**PROMPT**
Print the first line of the material below and each line after it, exactly as written, ending with the line that contains "const K = 1.07;".

──────── SOURCE MATERIAL ────────

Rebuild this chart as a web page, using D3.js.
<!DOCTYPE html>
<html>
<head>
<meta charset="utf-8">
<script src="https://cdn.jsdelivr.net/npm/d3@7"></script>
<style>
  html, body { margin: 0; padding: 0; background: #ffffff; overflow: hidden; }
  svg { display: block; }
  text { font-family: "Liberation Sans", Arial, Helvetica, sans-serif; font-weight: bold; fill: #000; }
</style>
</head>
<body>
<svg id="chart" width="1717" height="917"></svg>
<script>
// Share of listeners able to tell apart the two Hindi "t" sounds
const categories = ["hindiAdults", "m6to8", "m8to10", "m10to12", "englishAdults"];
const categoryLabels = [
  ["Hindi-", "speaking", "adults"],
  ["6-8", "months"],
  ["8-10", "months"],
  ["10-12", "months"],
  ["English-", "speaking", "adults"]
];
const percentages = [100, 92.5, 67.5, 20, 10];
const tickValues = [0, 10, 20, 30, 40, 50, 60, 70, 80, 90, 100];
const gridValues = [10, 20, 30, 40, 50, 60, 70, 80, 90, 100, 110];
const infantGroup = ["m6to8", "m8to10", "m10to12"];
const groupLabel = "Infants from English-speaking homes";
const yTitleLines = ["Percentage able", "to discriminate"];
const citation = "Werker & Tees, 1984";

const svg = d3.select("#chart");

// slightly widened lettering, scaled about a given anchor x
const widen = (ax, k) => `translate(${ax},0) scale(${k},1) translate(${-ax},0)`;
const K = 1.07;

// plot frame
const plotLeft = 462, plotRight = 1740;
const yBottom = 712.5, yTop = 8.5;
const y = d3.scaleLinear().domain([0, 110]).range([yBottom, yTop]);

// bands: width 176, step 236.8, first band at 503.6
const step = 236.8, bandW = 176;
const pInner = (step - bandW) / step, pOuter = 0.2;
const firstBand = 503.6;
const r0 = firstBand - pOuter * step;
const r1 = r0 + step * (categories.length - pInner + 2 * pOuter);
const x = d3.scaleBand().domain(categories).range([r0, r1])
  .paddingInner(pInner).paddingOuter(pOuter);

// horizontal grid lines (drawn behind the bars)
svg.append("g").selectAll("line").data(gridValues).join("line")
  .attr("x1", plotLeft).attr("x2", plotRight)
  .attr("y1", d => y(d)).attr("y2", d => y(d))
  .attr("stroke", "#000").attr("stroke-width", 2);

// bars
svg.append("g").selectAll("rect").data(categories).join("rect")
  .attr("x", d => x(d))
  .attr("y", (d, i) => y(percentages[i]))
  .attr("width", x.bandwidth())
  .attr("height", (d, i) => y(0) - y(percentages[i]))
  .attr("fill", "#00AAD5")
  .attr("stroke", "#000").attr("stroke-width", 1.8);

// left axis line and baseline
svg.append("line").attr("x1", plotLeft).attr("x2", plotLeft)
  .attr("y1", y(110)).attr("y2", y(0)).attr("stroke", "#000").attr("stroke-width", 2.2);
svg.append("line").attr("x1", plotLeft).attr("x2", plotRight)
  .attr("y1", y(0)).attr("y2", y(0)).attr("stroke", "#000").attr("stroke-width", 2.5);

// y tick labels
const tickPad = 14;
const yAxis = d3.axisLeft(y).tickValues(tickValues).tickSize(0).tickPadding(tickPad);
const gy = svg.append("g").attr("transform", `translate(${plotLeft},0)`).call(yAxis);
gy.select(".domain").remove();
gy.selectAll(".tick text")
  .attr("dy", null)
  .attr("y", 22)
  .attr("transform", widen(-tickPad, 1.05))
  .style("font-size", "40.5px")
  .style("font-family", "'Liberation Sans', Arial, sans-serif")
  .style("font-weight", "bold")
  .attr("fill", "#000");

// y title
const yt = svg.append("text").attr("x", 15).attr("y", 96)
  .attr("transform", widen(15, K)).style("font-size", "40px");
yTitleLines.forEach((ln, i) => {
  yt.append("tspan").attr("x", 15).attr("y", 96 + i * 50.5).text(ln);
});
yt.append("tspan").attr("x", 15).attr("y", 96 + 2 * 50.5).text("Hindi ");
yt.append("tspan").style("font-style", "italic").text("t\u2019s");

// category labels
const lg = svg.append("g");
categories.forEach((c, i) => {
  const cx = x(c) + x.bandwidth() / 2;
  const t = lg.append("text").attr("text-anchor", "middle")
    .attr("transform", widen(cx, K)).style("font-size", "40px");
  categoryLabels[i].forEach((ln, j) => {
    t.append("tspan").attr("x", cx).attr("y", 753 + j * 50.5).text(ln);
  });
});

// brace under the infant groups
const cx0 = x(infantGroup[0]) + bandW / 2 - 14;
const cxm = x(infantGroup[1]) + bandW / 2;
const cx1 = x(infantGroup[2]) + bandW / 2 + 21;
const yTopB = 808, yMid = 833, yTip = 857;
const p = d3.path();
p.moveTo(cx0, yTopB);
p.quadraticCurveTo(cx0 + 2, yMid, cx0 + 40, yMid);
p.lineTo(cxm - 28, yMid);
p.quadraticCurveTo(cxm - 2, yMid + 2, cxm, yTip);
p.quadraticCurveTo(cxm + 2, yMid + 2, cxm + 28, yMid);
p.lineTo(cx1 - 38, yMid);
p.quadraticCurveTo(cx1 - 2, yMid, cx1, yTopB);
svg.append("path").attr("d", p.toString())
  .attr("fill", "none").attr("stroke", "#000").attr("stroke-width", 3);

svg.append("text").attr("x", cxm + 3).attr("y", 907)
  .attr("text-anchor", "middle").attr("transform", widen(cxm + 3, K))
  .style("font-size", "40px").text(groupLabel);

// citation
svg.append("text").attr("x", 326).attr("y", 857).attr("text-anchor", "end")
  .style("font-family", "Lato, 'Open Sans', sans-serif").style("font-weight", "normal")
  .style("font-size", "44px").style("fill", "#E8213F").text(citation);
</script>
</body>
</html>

────────

**ANSWER FOR THE TASK**
Rebuild this chart as a web page, using D3.js.
<!DOCTYPE html>
<html>
<head>
<meta charset="utf-8">
<script src="https://cdn.jsdelivr.net/npm/d3@7"></script>
<style>
  html, body { margin: 0; padding: 0; background: #ffffff; overflow: hidden; }
  svg { display: block; }
  text { font-family: "Liberation Sans", Arial, Helvetica, sans-serif; font-weight: bold; fill: #000; }
</style>
</head>
<body>
<svg id="chart" width="1717" height="917"></svg>
<script>
// Share of listeners able to tell apart the two Hindi "t" sounds
const categories = ["hindiAdults", "m6to8", "m8to10", "m10to12", "englishAdults"];
const categoryLabels = [
  ["Hindi-", "speaking", "adults"],
  ["6-8", "months"],
  ["8-10", "months"],
  ["10-12", "months"],
  ["English-", "speaking", "adults"]
];
const percentages = [100, 92.5, 67.5, 20, 10];
const tickValues = [0, 10, 20, 30, 40, 50, 60, 70, 80, 90, 100];
const gridValues = [10, 20, 30, 40, 50, 60, 70, 80, 90, 100, 110];
const infantGroup = ["m6to8", "m8to10", "m10to12"];
const groupLabel = "Infants from English-speaking homes";
const yTitleLines = ["Percentage able", "to discriminate"];
const citation = "Werker & Tees, 1984";

const svg = d3.select("#chart");

// slightly widened lettering, scaled about a given anchor x
const widen = (ax, k) => `translate(${ax},0) scale(${k},1) translate(${-ax},0)`;
const K = 1.07;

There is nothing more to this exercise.